New Yorkers widely believe that opioid abuse is a serious problem in the state. In contrast, participants ranked cannabis as the least dangerous of eight options.
“While opioid abuse is seen as the most serious public health issue, concerns over vaping have risen dramatically and now approach a level similar to opioids. Marijuana is seen as the least serious from a list that also includes obesity, tobacco and alcohol,” Siena College Research Institute Director Don Levy said in a press release.
Participants were divided when asked if they thought marijuana legalization could curb opioid abuse, with 42 percent saying it would and 44 percent saying it wouldn’t.
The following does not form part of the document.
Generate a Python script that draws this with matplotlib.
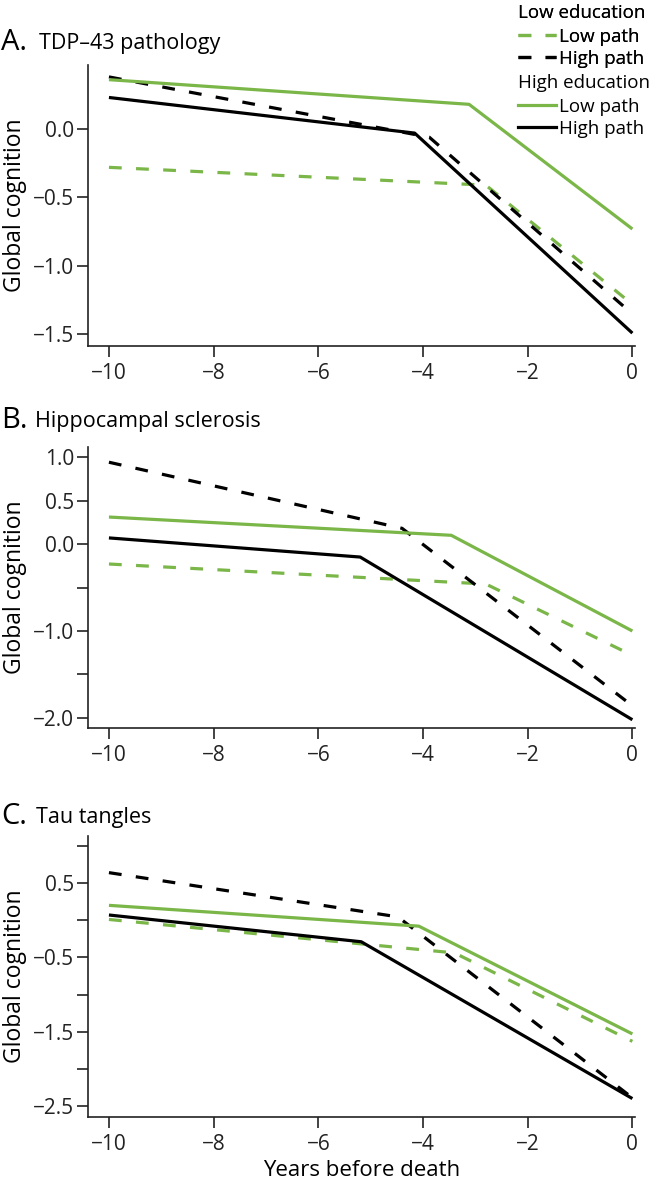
import matplotlib
matplotlib.use("Agg")
import matplotlib.pyplot as plt
from matplotlib.lines import Line2D

plt.rcParams["font.family"] = ["Open Sans", "DejaVu Sans"]

GREEN = "#7ab648"
BLACK = "#000000"

# breakpoints (years before death) and global cognition values
# A. TDP-43 pathology
a_low_edu_low_x = [-10, -2.8, 0]
a_low_edu_low_y = [-0.28, -0.41, -1.28]
a_low_edu_high_x = [-10, -3.88, 0]
a_low_edu_high_y = [0.38, -0.06, -1.35]
a_high_edu_low_x = [-10, -3.12, 0]
a_high_edu_low_y = [0.36, 0.18, -0.73]
a_high_edu_high_x = [-10, -4.16, 0]
a_high_edu_high_y = [0.23, -0.03, -1.49]

# B. Hippocampal sclerosis
b_low_edu_low_x = [-10, -2.8, 0]
b_low_edu_low_y = [-0.23, -0.46, -1.28]
b_low_edu_high_x = [-10, -4.4, 0]
b_low_edu_high_y = [0.94, 0.18, -1.86]
b_high_edu_low_x = [-10, -3.46, 0]
b_high_edu_low_y = [0.31, 0.10, -1.0]
b_high_edu_high_x = [-10, -5.2, 0]
b_high_edu_high_y = [0.07, -0.15, -2.02]

# C. Tau tangles
c_low_edu_low_x = [-10, -3.4, 0]
c_low_edu_low_y = [0.01, -0.44, -1.63]
c_low_edu_high_x = [-10, -4.48, 0]
c_low_edu_high_y = [0.64, 0.045, -2.39]
c_high_edu_low_x = [-10, -4.08, 0]
c_high_edu_low_y = [0.20, -0.08, -1.53]
c_high_edu_high_x = [-10, -5.18, 0]
c_high_edu_high_y = [0.07, -0.29, -2.40]

x_ticks = [-10, -8, -6, -4, -2, 0]

W, H = 657, 1187
fig = plt.figure(figsize=(W / 100, H / 100), dpi=100)


def px_axes(left, top, right, bottom):
    return fig.add_axes([left / W, 1 - bottom / H, (right - left) / W, (bottom - top) / H])


panels = [
    dict(box=(88, 65, 635, 346), ylim=(-1.584, 0.467),
         yticks=[0.0, -0.5, -1.0, -1.5], ylabels=["0.0", "\u22120.5", "\u22121.0", "\u22121.5"],
         letter="A.", title="TDP\u201343 pathology", ty=42, tx=39,
         lines=[(a_low_edu_low_x, a_low_edu_low_y, GREEN, "--"),
                (a_low_edu_high_x, a_low_edu_high_y, BLACK, "--"),
                (a_high_edu_low_x, a_high_edu_low_y, GREEN, "-"),
                (a_high_edu_high_x, a_high_edu_high_y, BLACK, "-")]),
    dict(box=(88, 447, 635, 728), ylim=(-2.115, 1.115),
         yticks=[1.0, 0.5, 0.0, -0.5, -1.0, -1.5, -2.0],
         ylabels=["1.0", "0.5", "0.0", "", "\u22121.0", "", "\u22122.0"],
         letter="B.", title="Hippocampal sclerosis", ty=420, tx=35,
         lines=[(b_low_edu_low_x, b_low_edu_low_y, GREEN, "--"),
                (b_low_edu_high_x, b_low_edu_high_y, BLACK, "--"),
                (b_high_edu_low_x, b_high_edu_low_y, GREEN, "-"),
                (b_high_edu_high_x, b_high_edu_high_y, BLACK, "-")]),
    dict(box=(88, 836, 635, 1117), ylim=(-2.648, 1.133),
         yticks=[1.0, 0.5, 0.0, -0.5, -1.0, -1.5, -2.0, -2.5],
         ylabels=["", "0.5", "", "\u22120.5", "", "\u22121.5", "", "\u22122.5"],
         letter="C.", title="Tau tangles", ty=816, tx=36,
         lines=[(c_low_edu_low_x, c_low_edu_low_y, GREEN, "--"),
                (c_low_edu_high_x, c_low_edu_high_y, BLACK, "--"),
                (c_high_edu_low_x, c_high_edu_low_y, GREEN, "-"),
                (c_high_edu_high_x, c_high_edu_high_y, BLACK, "-")]),
]

for i, p in enumerate(panels):
    ax = px_axes(*p["box"])
    for xs, ys, col, ls in p["lines"]:
        ax.plot(xs, ys, color=col, linestyle=ls, lw=2.3,
                dashes=(4, 4.5) if ls == "--" else (None, None), solid_capstyle="butt")
    ax.set_xlim(-10.4, 0.05)
    ax.set_ylim(*p["ylim"])
    ax.set_xticks(x_ticks)
    ax.set_xticklabels(["\u2212" + str(-t) if t < 0 else str(t) for t in x_ticks])
    ax.set_yticks(p["yticks"])
    ax.set_yticklabels(p["ylabels"])
    ax.tick_params(direction="out", length=8, width=1.2, labelsize=15, colors="#222222")
    ax.tick_params(axis="x", pad=4)
    ax.tick_params(axis="y", pad=2)
    for s in ["top", "right"]:
        ax.spines[s].set_visible(False)
    for s in ["left", "bottom"]:
        ax.spines[s].set_linewidth(1.2)
        ax.spines[s].set_color("#222222")
    ax.set_ylabel("Global cognition", fontsize=16.5)
    ax.yaxis.set_label_coords(-0.112, 0.5)
    fig.text(1 / W, 1 - p["ty"] / H, p["letter"], fontsize=21, va="center", ha="left")
    fig.text(p["tx"] / W, 1 - (p["ty"] + 2) / H, p["title"], fontsize=15.5, va="center", ha="left")
    if i == 2:
        ax.set_xlabel("Years before death", fontsize=16, labelpad=4)

# legend in the top right corner
low_handles = [Line2D([], [], color=GREEN, lw=2.3, dashes=(4, 4.5)),
               Line2D([], [], color=BLACK, lw=2.3, dashes=(4, 4.5))]
high_handles = [Line2D([], [], color=GREEN, lw=2.3),
                Line2D([], [], color=BLACK, lw=2.3)]
labels = ["Low path", "High path"]

leg_kw = dict(loc="upper left", frameon=False, fontsize=13.5, title_fontsize=13.5,
              handlelength=2.0, handletextpad=0.2, labelspacing=0.22,
              borderpad=0.0, borderaxespad=0.0, alignment="left")
leg1 = fig.legend(low_handles, labels, title="Low education",
                  bbox_to_anchor=(518 / W, 1 - 4 / H), **leg_kw)
leg2 = fig.legend(high_handles, labels, title="High education",
                  bbox_to_anchor=(518 / W, 1 - 74 / H), **leg_kw)
for leg in (leg1, leg2):
    leg._legend_box.sep = 4
fig.add_artist(leg1)

fig.savefig("out.png", dpi=100)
“New Yorkers are split right down the middle on whether legalizing recreational marijuana will or will not reduce opioid abuse,” Levy said. “And while 36 percent think, after considering potential social, public health and economic impacts, that legalized pot will be good for the people of New York, 31 percent think it will be bad and 28 percent say it really won’t have that much of an effect.”
While the survey showed that people consider alcohol abuse more serious of an issue than marijuana use, another question showed that most people (52 percent) agree with the statement that cannabis is “basically the same as alcohol and should be treated as such.”
About one-in-ten New Yorkers (13 percent) have crossed state lines to purchase marijuana products in a legal state and 44 percent said they knew someone else who had.
Taken as a whole, the Siena College survey should encourage Gov. Andrew Cuomo (D) and legislators as they move ahead with plans to legalize cannabis in the state. Cuomo recently announced that he’d be meeting with officials from states across the region this month in hopes of coordinating a legalization plan, which he hopes to present as part of his State of the State address in January.